The Pasco sheriff’s office, in its lengthier statement, said the program is modeled after one adopted in the United Kingdom in the 1990s and that the idea is not to target anyone for harassment.
"It is the goal of the Pasco Sheriff’s Office to have a positive impact on these individuals and our community," the statement says.
The sheriff’s statement specifically mentions the 2002 film "Minority Report," which starred Tom Cruise as chief of a "precrime" police bureau that arrests people before any crime is committed based on information provided by psychics.
The program, the sheriff’s office says in part, is not "in any way, shape or form the ideals or implementations projected in the film ‘Minority Report.’"
A central piece of that movie is the idea that some of the psychics disagree with the majority on whether a specific person will become a criminal.

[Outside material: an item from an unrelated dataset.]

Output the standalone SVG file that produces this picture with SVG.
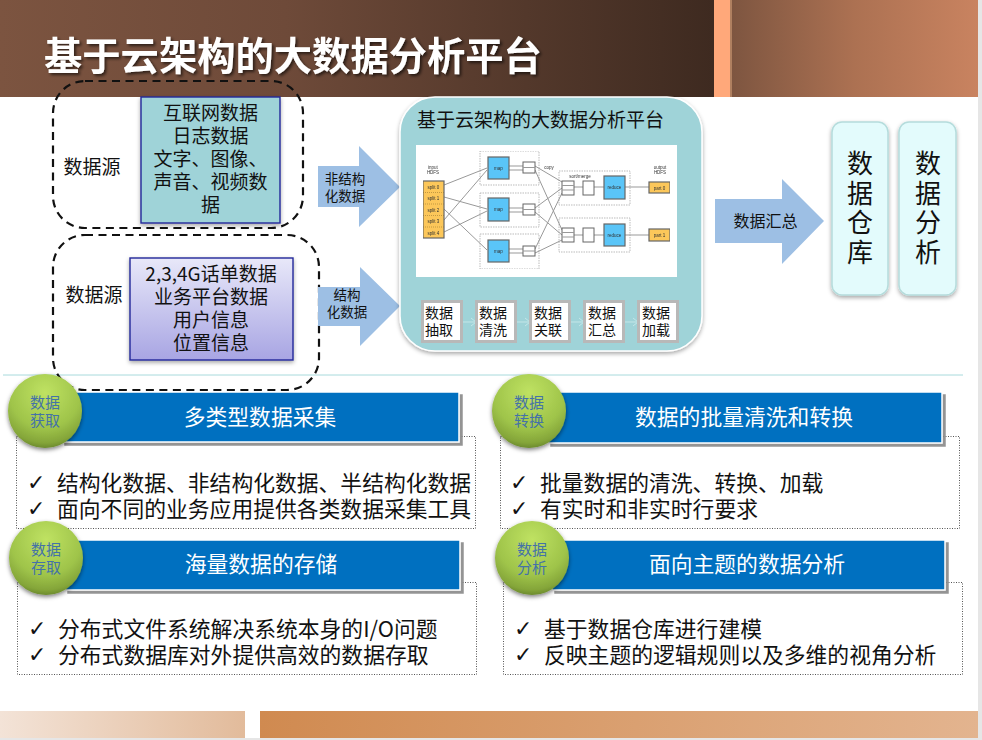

Other jurisdictions have tackled similar issues. The Los Angeles Police Department, for example, last year scrapped for financial reasons a controversial program called "Pred-Pol" that sought to predict where property crimes would occur. Critics said it focused disproportionately on Black and Hispanic communities.
The Florida lawsuit contends the Pasco program violates constitutional amendments that protect rights of association and due process, and against unreasonable searches and seizures. It asks a judge to end the program and award each plaintiff $1, in addition to attorney fees and costs.